Así que Jesús bebió la copa de la ira de Dios en nuestro lugar. Él soportó la inimaginable agonía espiritual que merecíamos para poder salvarnos de esa ira. Nunca sabremos apreciar la agonizante oración de Jesús en el Getsemaní, ni su sudor semejante a grandes gotas de sangre, mientras no comprendamos en lo profundo de nuestro ser que lo que Jesús estaba observando era la ira de Dios que merecíamos.
El término teológico que designa el acto de beber la copa llevado a cabo por Jesús es propiciación. Un diccionario moderno dirá que propiciar significa «apaciguar» o «aplacar». Estas definiciones me parecen insatisfactorias cuando se aplican a Cristo porque sugieren que se ha calmado o suavizado la ira de una deidad ofendida. Jesús no suavizó la ira de Dios: la soportó. Él no la suprimió ni la extinguió como quien extinguiría un incendio. En lugar de eso, él absorbió en su propia alma la furia plena y absoluta de la ira de Dios contra el pecado. Para seguir con la metáfora, bebió la copa de la ira de Dios hasta su última amarga gota. Así que, para nosotros los que creemos, la copa de la ira de Dios está vacía.
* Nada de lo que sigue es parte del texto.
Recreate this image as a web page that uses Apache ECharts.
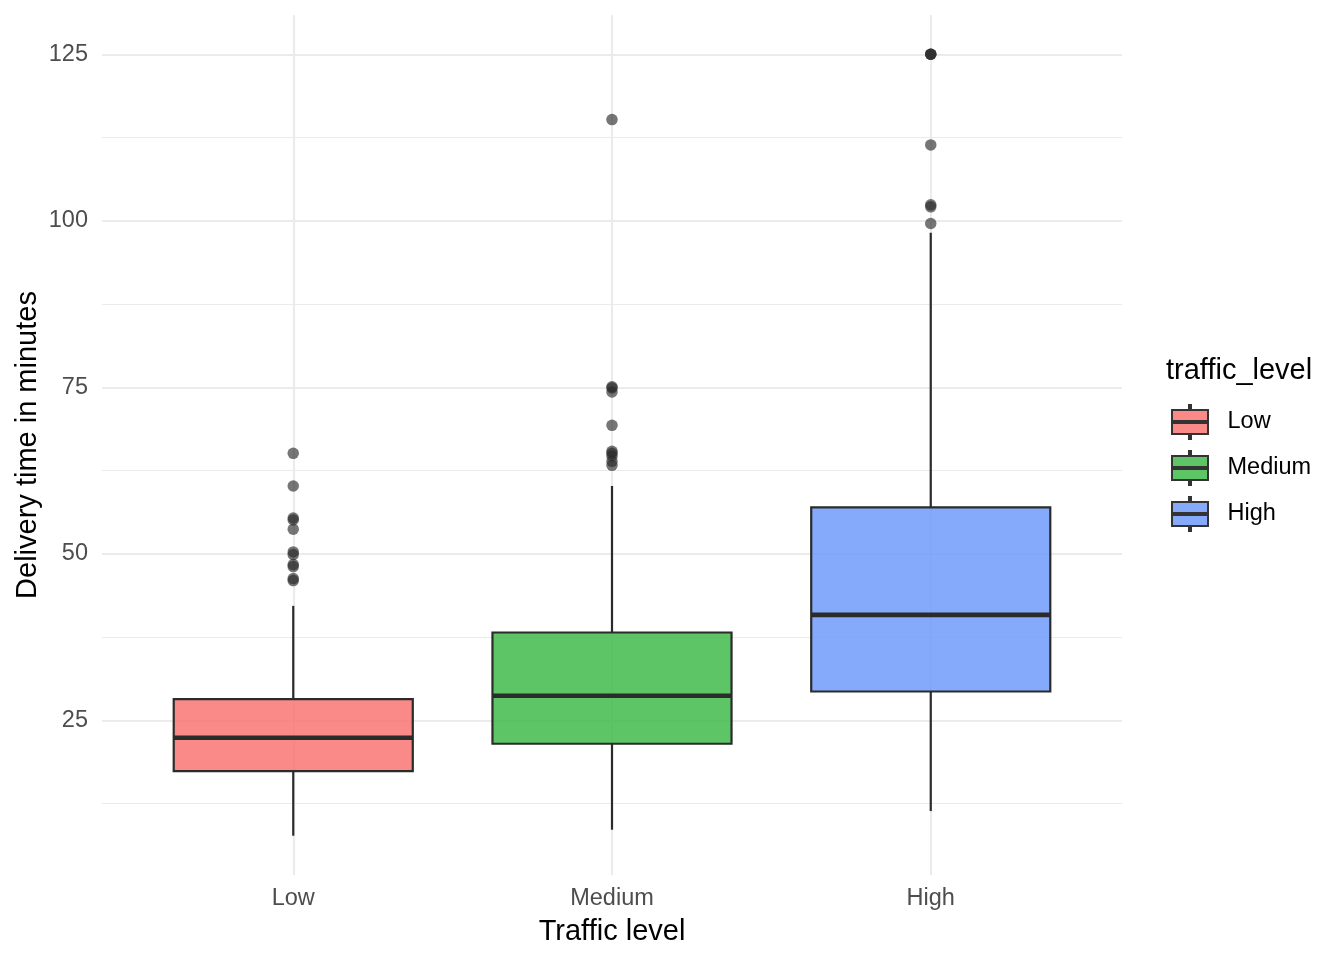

Leemos la historia de Getsemaní y la crucifixión con tanta frecuencia que tiende a convertirse en algo corriente. Si esta es nuestra situación, arrepintámonos, y jamás volvamos a leer la angustiosa oración de Jesús sin recordarnos a nosotros mismos que lo que le provocó una agonía tan inimaginable fue la ira de Dios contra nuestro pecado.